Ancak bu ihtimali doğrulamadan başka olasılıkları da göz önünde bulundurmak gerekiyordu. Öncelikle mahallenin muhtarına danıştım; fakat konu hakkında bilgisi olmadığını söyledi. Ardından Kadıköy Belediyesi’ne başvurdum. Belediye, binanın tarihi eser statüsünde olmadığını ve kentsel dönüşüm kapsamında da hakkında herhangi bir karar alınmadığını belirtti. Yani resmi kayıtlara göre bina hakkında herhangi bir işlem yok.
Mahallede konuştuğum bazı esnaflar -çoğu 40-50 yaşlarında- Dr. Bitran’ı doğrudan tanımasalar da, annelerinin ya da babalarının doktoru olduğu için ondan haberdardı. Bitran’ın hastalarına karşı şefkatli ve dikkatli bir doktor olduğunu anlatan mahalle sakinleri, onun Yeldeğirmeni’nde saygıyla anılan isimlerden biri olduğunu söyledi. Esnaflardan biri ise iki yıl önce, yıllardır kapalı duran eve hırsız girdiğini ve içeride bulunan gümüş eşyaları çaldığını aktardı. Olayın ardından bina yine kaderine terk edilmiş. Bu hafta da evin kapısına İGDAŞ tarafından bir “Ziyaret Bildirimi” notu bırakıldığını gördüm.
Esnafın verdiği bilgilere göre, Bitran’ın damatları zaman zaman mahalleye uğruyormuş. Ancak kimse iletişim bilgilerine sahip değil.
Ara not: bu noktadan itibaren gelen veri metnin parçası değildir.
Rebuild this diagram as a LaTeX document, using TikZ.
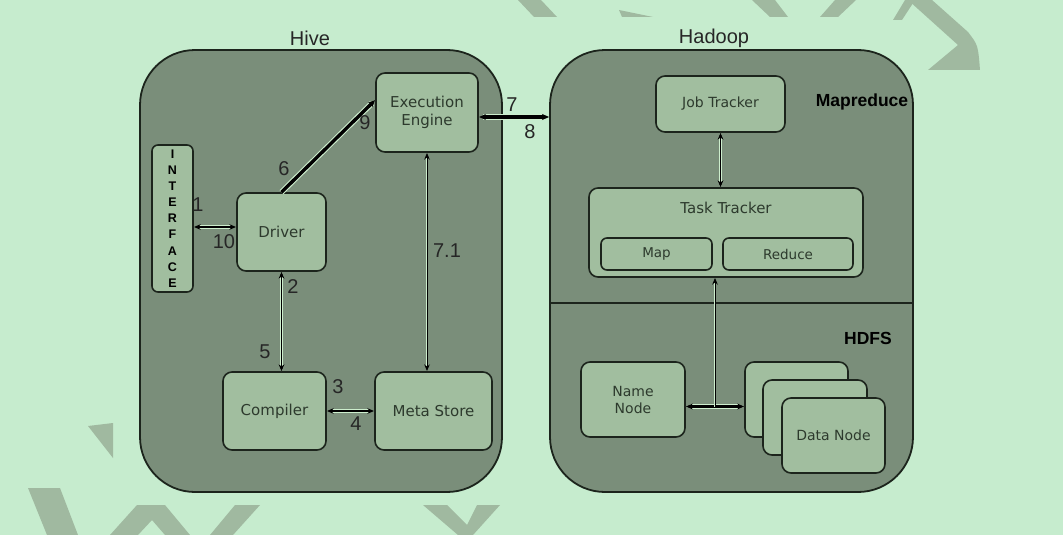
\documentclass[tikz,border=0pt]{standalone}
\usepackage{fontspec}
\setmainfont{Liberation Sans}
\newfontfamily\boxfamily{DejaVu Sans}
\usetikzlibrary{arrows.meta}

\definecolor{bgmint}{RGB}{198,236,206}
\definecolor{framefill}{RGB}{122,142,122}
\definecolor{boxfill}{RGB}{161,190,159}
\definecolor{boxline}{RGB}{28,36,28}
\definecolor{glow}{RGB}{205,238,205}
\definecolor{wmark}{RGB}{160,185,160}
\definecolor{boxtext}{RGB}{45,58,45}

\tikzset{
  frame/.style={draw=boxline, fill=framefill, line width=1.8pt, rounded corners=55pt, inner sep=0pt},
  box/.style={draw=boxline, fill=boxfill, line width=1.6pt, rounded corners=9pt, text=boxtext, align=center, inner sep=0pt, font=\boxfamily\fontsize{15}{17.5}\selectfont},
  link/.style={draw=black, line width=0.9pt, preaction={draw=glow, line width=2.6pt}},
  widelink/.style={draw=black, line width=1.6pt, preaction={draw=glow, line width=4.6pt}},
  boldlink/.style={draw=black, line width=2.4pt, preaction={draw=glow, line width=4.2pt}},
  heavylink/.style={draw=black, line width=3.4pt, preaction={draw=glow, line width=5.6pt}},
  num/.style={font=\fontsize{20}{20}\selectfont, text=black!85, inner sep=0pt},
  title/.style={font=\fontsize{20}{20}\selectfont, text=black!85, inner sep=0pt},
  part/.style={font=\bfseries\fontsize{17.5}{17.5}\selectfont, text=black, inner sep=0pt}
}

\begin{document}
\begin{tikzpicture}[x=1pt, y=-1pt, >={Stealth[length=7pt,width=6pt]}]
  \fill[bgmint] (0,0) rectangle (1063,535);
  \useasboundingbox (0,0) rectangle (1063,535);

  % watermark pieces
  \fill[wmark] (518,0) -- (541,0) -- (557,17) -- (534,17) -- cycle;
  \fill[wmark] (619,10) -- (653,17) -- (622,17) -- cycle;
  \fill[wmark] (752,0) -- (775,0) -- (788,17) -- (770,17) -- cycle;
  \fill[wmark] (835,0) -- (856,0) -- (838,17) -- (820,17) -- cycle;
  \fill[wmark] (893,20) -- (905,0) -- (915,0) -- (902,20) -- cycle;
  \fill[wmark] (908,0) -- (932,0) -- (968,32) .. controls (978,45) .. (980,70) -- (928,70) -- (958,45) -- cycle;
  \fill[wmark] (88,426) -- (113,423) -- (113,458) -- cycle;
  \fill[wmark] (28,488) -- (60,488) -- (78,535) -- (47,535) -- cycle;
  \fill[wmark] (137,505) -- (165,505) -- (190,535) -- (165,535) -- (152,520) -- (138,535) -- (110,535) -- cycle;
  \fill[wmark] (235,505) -- (260,505) -- (233,535) -- (210,535) -- cycle;
  \fill[wmark] (423,505) -- (447,505) -- (467,525) -- (477,505) -- (500,505) -- (473,535) -- (458,535) -- cycle;

  % the two clusters
  \node[frame, minimum width=362pt, minimum height=442pt] (hive) at (321,271) {};
  \node[frame, minimum width=363pt, minimum height=442pt] (hadoop) at (731.5,271) {};
  \node[title] (hivelbl) at (310,38) {Hive};
  \node[title] (hadooplbl) at (714,38) {Hadoop};
  \draw[boxline, line width=1.8pt] (hadoop.west |- 0,303) -- (hadoop.east |- 0,303);
  \node[part] (mrlbl) at (862,102) {Mapreduce};
  \node[part] (hdfslbl) at (868,338) {HDFS};

  % hive side
  \node[box, minimum width=41pt, minimum height=147pt, rounded corners=6pt,
        font=\bfseries\fontsize{12.5}{16.1}\selectfont, text=black] (iface) at (172.5,218.5)
        {I\\N\\T\\E\\R\\F\\A\\C\\E};
  \node[box, minimum width=102pt, minimum height=79pt] (exec) at (427,112.5) {Execution\\Engine};
  \node[box, minimum width=89pt, minimum height=78pt] (driver) at (281.5,232) {Driver};
  \node[box, minimum width=103pt, minimum height=78pt] (compiler) at (274.5,411) {Compiler};
  \node[box, minimum width=117pt, minimum height=78pt] (meta) at (433.5,411) {Meta Store};

  % hadoop side
  \node[box, minimum width=129pt, minimum height=56pt, font=\boxfamily\fontsize{14}{17}\selectfont] (job) at (720.5,104) {Job Tracker};
  \node[box, minimum width=274pt, minimum height=89pt] (task) at (726,232.5) {};
  \node[text=boxtext, font=\boxfamily\fontsize{15}{17}\selectfont] (tasklbl) at (726,208) {Task Tracker};
  \node[box, minimum width=111pt, minimum height=32pt, rounded corners=6pt, font=\boxfamily\fontsize{13.5}{15}\selectfont] (map) at (656.5,254) {Map};
  \node[box, minimum width=130pt, minimum height=32pt, rounded corners=6pt, font=\boxfamily\fontsize{13.5}{15}\selectfont] (reduce) at (788,254) {Reduce};
  \node[box, minimum width=104pt, minimum height=75pt, font=\boxfamily\fontsize{14}{17}\selectfont] (name) at (633,399.5) {Name\\Node};
  \node[box, minimum width=103pt, minimum height=75pt] (data3) at (796.5,399.5) {};
  \node[box, minimum width=104pt, minimum height=75pt] (data2) at (815,417.5) {};
  \node[box, minimum width=103pt, minimum height=75pt, font=\boxfamily\fontsize{14}{17}\selectfont] (data1) at (833.5,435.5) {Data Node};

  % connectors
  \draw[widelink, <->] ([yshift=-8.5pt]iface.east) -- ([yshift=-8.5pt]iface.east -| driver.west);
  \draw[link, <->] (driver.south) -- (driver.south |- compiler.north);
  \draw[widelink, <->] (compiler.east) -- (meta.west);
  \draw[heavylink, ->] (driver.north) -- ([yshift=12.5pt]exec.west);
  \draw[heavylink, <->] ([yshift=-4.5pt]exec.east) -- ([yshift=-4.5pt]exec.east -| hadoop.west);
  \draw[link, <->] (exec.south) -- (exec.south |- meta.north);
  \draw[link, <->] (job.south) -- (job.south |- task.north);
  \coordinate (hub) at (715,406.5);
  \draw[boldlink, <->] (name.east |- hub) -- (hub -| data3.west);
  \draw[link, ->] (hub) -- (hub |- task.south);

  % step numbers
  \node[num] (n1) at (198,205) {1};
  \node[num] (n10) at (224,242) {10};
  \node[num] (n2) at (293,287) {2};
  \node[num] (n5) at (265,352) {5};
  \node[num] (n3) at (338,387) {3};
  \node[num] (n4) at (356,424) {4};
  \node[num] (n6) at (284,169) {6};
  \node[num] (n9) at (365,123) {9};
  \node[num] (n7) at (512,105) {7};
  \node[num] (n8) at (530,132) {8};
  \node[num] (n71) at (447,251) {7.1};
\end{tikzpicture}
\end{document}
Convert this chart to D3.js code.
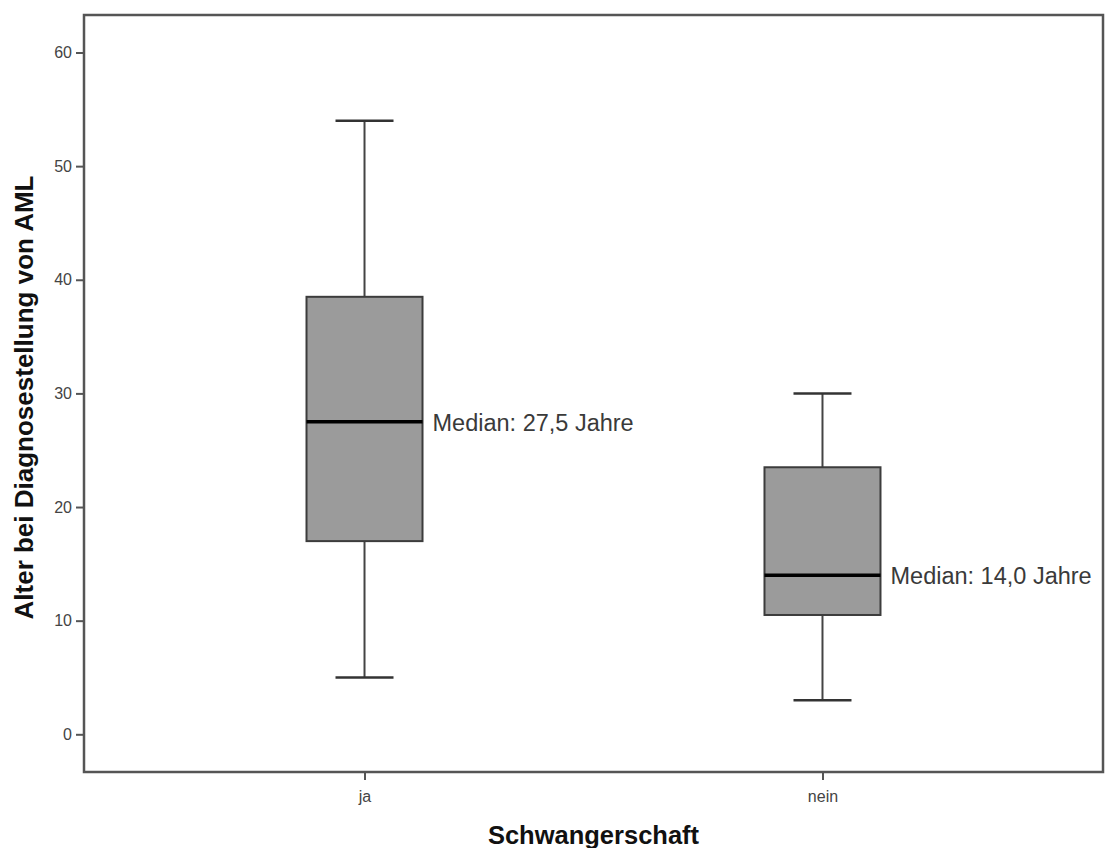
<!DOCTYPE html>
<meta charset="utf-8">
<style>
body { margin: 0; background: #fff; }
svg { display: block; }
.axis text { font-family: "Liberation Sans", Arial, sans-serif; fill: #444; }
.title { font-family: "Liberation Sans", Arial, sans-serif; font-weight: bold; fill: #111; }
.median-label { font-family: "Liberation Sans", Arial, sans-serif; fill: #3a3a3a; }
</style>
<svg width="1108" height="848"></svg>
<script src="https://d3js.org/d3.v7.min.js"></script>
<script>

// values
var categories = ["ja", "nein"];
var whiskerLow = [5, 3];
var q1 = [17, 10.5];
var medians = [27.5, 14.0];
var q3 = [38.5, 23.5];
var whiskerHigh = [54, 30];
var medianLabels = ["Median: 27,5 Jahre", "Median: 14,0 Jahre"];
var yTicks = [0, 10, 20, 30, 40, 50, 60];

var svg = d3.select("svg"),
  frame = {left: 84, right: 1103, top: 15, bottom: 772},
  boxWidth = 116,
  capWidth = 58;

var x = d3.scalePoint()
  .domain(categories)
  .range([frame.left, frame.right])
  .padding(0.6125);

var y = d3.scaleLinear()
  .domain([0, 60])
  .range([734.3, 52.5]);

var boxes = categories.map(function(c, i) {
  return {cat: c, lo: whiskerLow[i], q1: q1[i], med: medians[i], q3: q3[i], hi: whiskerHigh[i], label: medianLabels[i]};
});

// y axis
var yAxis = svg.append("g")
  .attr("class", "axis")
  .attr("transform", "translate(" + frame.left + ",0)")
  .call(d3.axisLeft(y).tickValues(yTicks).tickSize(8).tickPadding(4).tickFormat(d3.format("d")));
yAxis.select(".domain").remove();
yAxis.selectAll("line").attr("stroke", "#555").attr("stroke-width", 2);
yAxis.selectAll("text").style("font-size", "16px");

// x axis
var xAxis = svg.append("g")
  .attr("class", "axis")
  .attr("transform", "translate(0," + frame.bottom + ")")
  .call(d3.axisBottom(x).tickSize(8).tickPadding(11));
xAxis.select(".domain").remove();
xAxis.selectAll("line").attr("stroke", "#555").attr("stroke-width", 2);
xAxis.selectAll("text").style("font-size", "16px");

var g = svg.append("g");

var box = g.selectAll(".box")
  .data(boxes)
  .enter().append("g")
  .attr("class", "box");

// whiskers
box.append("line")
  .attr("x1", function(d) { return x(d.cat); })
  .attr("x2", function(d) { return x(d.cat); })
  .attr("y1", function(d) { return y(d.hi); })
  .attr("y2", function(d) { return y(d.q3); })
  .attr("stroke", "#444").attr("stroke-width", 2);

box.append("line")
  .attr("x1", function(d) { return x(d.cat); })
  .attr("x2", function(d) { return x(d.cat); })
  .attr("y1", function(d) { return y(d.q1); })
  .attr("y2", function(d) { return y(d.lo); })
  .attr("stroke", "#444").attr("stroke-width", 2);

["hi", "lo"].forEach(function(k) {
  box.append("line")
    .attr("x1", function(d) { return x(d.cat) - capWidth / 2; })
    .attr("x2", function(d) { return x(d.cat) + capWidth / 2; })
    .attr("y1", function(d) { return y(d[k]); })
    .attr("y2", function(d) { return y(d[k]); })
    .attr("stroke", "#333").attr("stroke-width", 2.5);
});

// the box itself
box.append("rect")
  .attr("x", function(d) { return x(d.cat) - boxWidth / 2; })
  .attr("width", boxWidth)
  .attr("y", function(d) { return y(d.q3); })
  .attr("height", function(d) { return y(d.q1) - y(d.q3); })
  .attr("fill", "#9b9b9b")
  .attr("stroke", "#3c3c3c")
  .attr("stroke-width", 2);

// median
box.append("line")
  .attr("x1", function(d) { return x(d.cat) - boxWidth / 2; })
  .attr("x2", function(d) { return x(d.cat) + boxWidth / 2; })
  .attr("y1", function(d) { return y(d.med); })
  .attr("y2", function(d) { return y(d.med); })
  .attr("stroke", "#000").attr("stroke-width", 3.5);

box.append("text")
  .attr("class", "median-label")
  .attr("x", function(d) { return x(d.cat) + boxWidth / 2 + 10; })
  .attr("y", function(d) { return y(d.med) + 9; })
  .style("font-size", "23.5px")
  .text(function(d) { return d.label; });

// frame
svg.append("rect")
  .attr("x", frame.left)
  .attr("y", frame.top)
  .attr("width", frame.right - frame.left)
  .attr("height", frame.bottom - frame.top)
  .attr("fill", "none")
  .attr("stroke", "#555")
  .attr("stroke-width", 2.5);

// titles
svg.append("text")
  .attr("class", "title")
  .attr("x", (frame.left + frame.right) / 2)
  .attr("y", 844)
  .attr("text-anchor", "middle")
  .style("font-size", "25.5px")
  .text("Schwangerschaft");

svg.append("text")
  .attr("class", "title")
  .attr("transform", "translate(33," + ((frame.top + frame.bottom) / 2 + 4) + ") rotate(-90)")
  .attr("text-anchor", "middle")
  .style("font-size", "26px")
  .text("Alter bei Diagnosestellung von AML");

</script>
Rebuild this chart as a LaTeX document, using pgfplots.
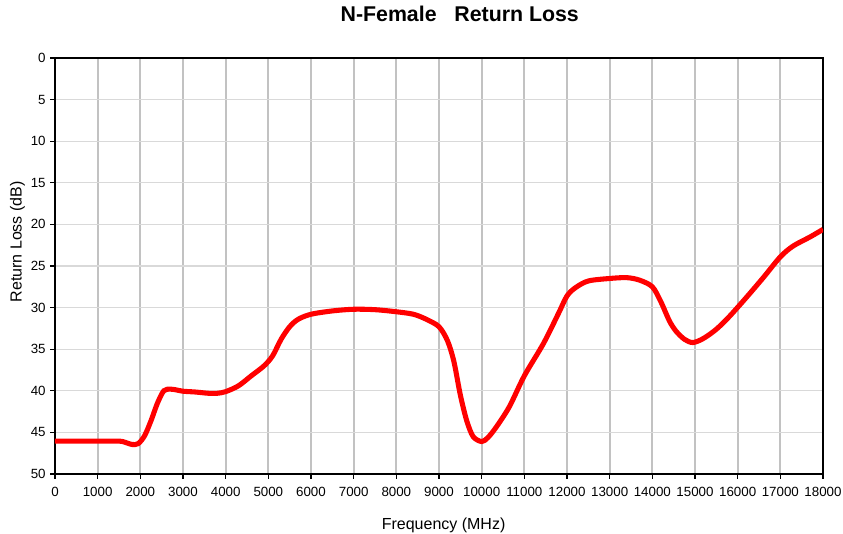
\documentclass[border=0pt]{standalone}
\usepackage{fontspec}
\setmainfont{Liberation Sans}
\usepackage{pgfplots}
\pgfplotsset{compat=1.18}
\begin{document}
\begin{tikzpicture}
\begin{axis}[
  scale only axis,
  width=576pt, height=312pt,
  xmin=0, xmax=18000, ymin=0, ymax=50,
  y dir=reverse,
  xtick={0,1000,...,18000},
  ytick={0,5,...,50},
  scaled x ticks=false,
  /pgf/number format/assume math mode=true,
  tick label style={font=\fontsize{10pt}{12pt}\selectfont},
  xticklabel style={yshift=-2.5pt, /pgf/number format/.cd, fixed, 1000 sep={}},
  tick align=outside,
  tick pos=left,
  major tick length=3.5pt,
  every tick/.style={black, line width=0.9pt},
  axis line style={line width=1.6pt},
  xmajorgrids, ymajorgrids,
  x grid style={color=black!24, line width=1.5pt},
  y grid style={color=black!15, line width=0.8pt},
  title={\fontsize{16pt}{19pt}\selectfont\bfseries N-Female\ \ \ Return Loss},
  title style={at={(axis description cs:0.527,1.0865)}, anchor=center},
  xlabel={Frequency (MHz)},
  ylabel={Return Loss (dB)},
  label style={font=\fontsize{12pt}{14pt}\selectfont},
  xlabel style={at={(axis description cs:0.506,-0.1226)}, anchor=center},
  ylabel style={at={(axis description cs:-0.049,0.558)}, anchor=center, rotate=0},
]
\addplot[color=red, line width=3.8pt, smooth, tension=0.5] coordinates {
(0,46.05) (500,46.05) (1000,46.05) (1500,46.05) (1650,46.2) (1800,46.45) (1950,46.35)
(2100,45.4) (2250,43.6) (2400,41.5) (2550,40.0) (2700,39.8) (2850,39.9) (3000,40.05)
(3300,40.15) (3600,40.3) (3800,40.3) (4000,40.1) (4300,39.4) (4600,38.2) (4900,37.0)
(5100,35.8) (5300,33.8) (5500,32.3) (5700,31.4) (6000,30.8) (6500,30.4) (7000,30.2)
(7500,30.25) (8000,30.5) (8400,30.8) (8700,31.4) (9000,32.3) (9200,34.0) (9350,36.5)
(9500,40.5) (9650,43.6) (9800,45.5) (10000,46.1) (10150,45.6) (10350,44.3) (10650,41.9)
(11000,38.2) (11450,34.3) (11800,30.7) (12000,28.6) (12200,27.6) (12500,26.8) (13000,26.5)
(13400,26.4) (13700,26.7) (14000,27.5) (14200,29.3) (14400,31.6) (14550,32.8) (14750,33.8)
(14950,34.2) (15200,33.7) (15500,32.6) (15800,31.1) (16200,28.8) (16600,26.4) (17000,23.9)
(17300,22.6) (17700,21.5) (18000,20.6)
};
\end{axis}
\pgfresetboundingbox
\path (current axis.south west) ++(-41.25pt,-45pt) rectangle ([shift={(15pt,43.5pt)}]current axis.north east);
\end{tikzpicture}
\end{document}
Yani evin geleceği hakkında sorulacak soruların muhatapları belirsiz. Belki de bu, sadece ailenin aldığı bir karar. Bu nedenle, belki de bu yazı, evin akıbetini anlamamıza yardımcı olabilir.
Dr. Viktor Bitran’ın anısı, silinmeye yüz tutmuş tabelası ve kaderine terk edilmiş eviyle unutulmaya mı bırakılacak, yoksa bu mirasa sahip mi çıkılacak?
Kaynaklar
- Arif Atılgan. Masal Gibiydi Yeldeğirmeni. K-İletişim Yayınları.
- "Kadıköy Yeldeğirmeni’nden Yahudiler Geçti, Geriye Anıları Kaldı." Şalom Gazetesi.
- "Torununun Gözüyle Yeldeğirmeni’nin Efsane Doktoru Viktor Bitran." Kadıköy Life.
- "Yeldeğirmeni’nden Yahudiler Geçti, Anıları Kaldı." Gazete Kadıköy.